Bible Notes Online - Job 21 - ESV
Commentary

v1-3: Job, like his friends, makes an introductory comment (compare 18.2-4; 19.2-6; 20.2-4). He asks for silence once more. He perhaps treats Zophar's words as a rude interruption.

v4-6: Job is addressing his words to God, for man has no answer. These are deep issues, and affects him seriously, "I am terrified; trembling seizes my body", not because of the physical suffering, but because of what he was thinking about.

v7-15: Job's response blatantly contradicts his friends' opinions, especially Zophar's words in chapter 20. The wicked, even though they reject God's involvement in their lives, do prosper in this life. These words are truer to our experience than his friends' words.

v16: Job's personal commitment. He stands apart from the human wisdom that would reject God's ways, and seek prosperity solely by human aims and strength.

v17-21: Job's observation is that the wicked do not have their lives snuffed out in their prime of life. They miss out on calamity, they are not judged like straw in the wind. The common proverb is true, "God stores up a man's punishment for his sons." Job finds this unjust, since the father avoids the due reward for his deeds, such that he becomes selfish, and fails to be concerned for his family.

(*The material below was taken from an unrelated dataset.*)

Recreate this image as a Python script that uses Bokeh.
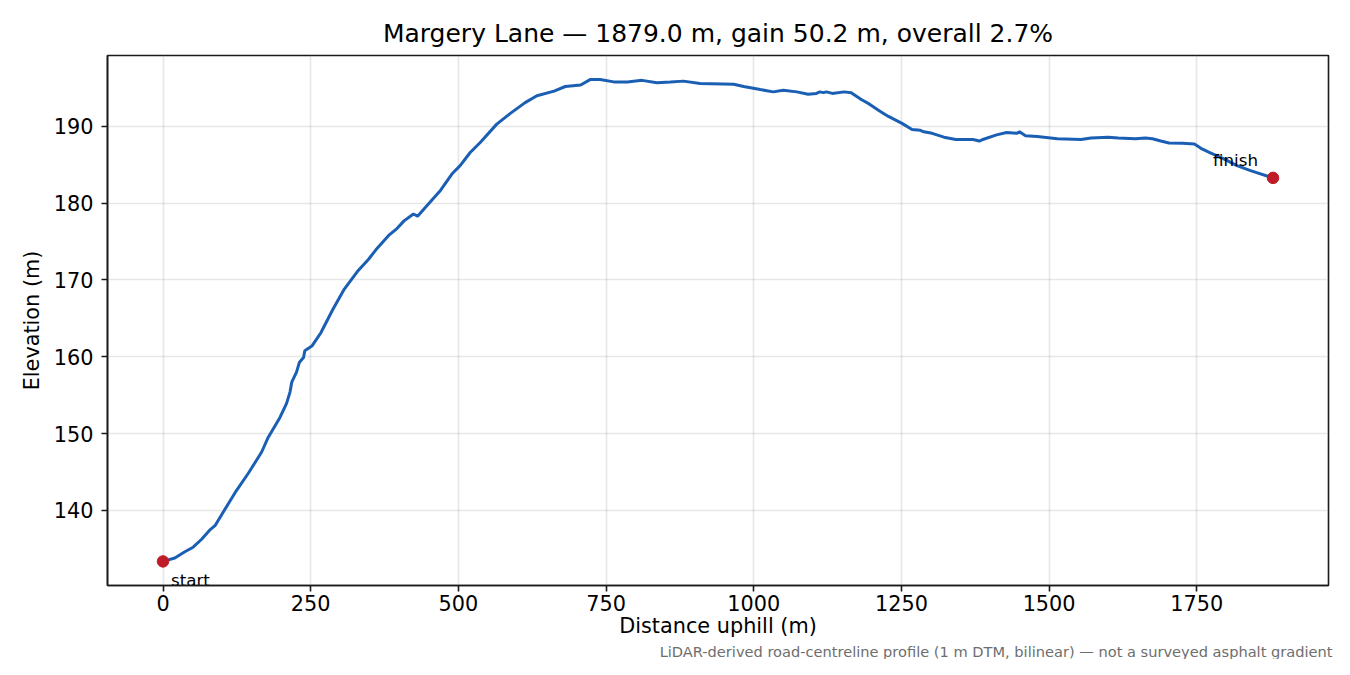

v22-26: God's ways are beyond understanding. We do not know why things happen as they do. Death is certain, whatever precedes it; we all lie down "alike" in the dust. Job follows the writer of Ecclesiastes in commenting on the apparent unfairness of life.

v27-33: Job argues that his friends did not test their 'theology' by observation. Their words have to be true for the great man and the wicked, for those near and far. They have failed to explain why the wicked does not have a day of wrath in this life.

v34: Since Job's friends had omitted words of eternity, they brought only empty words.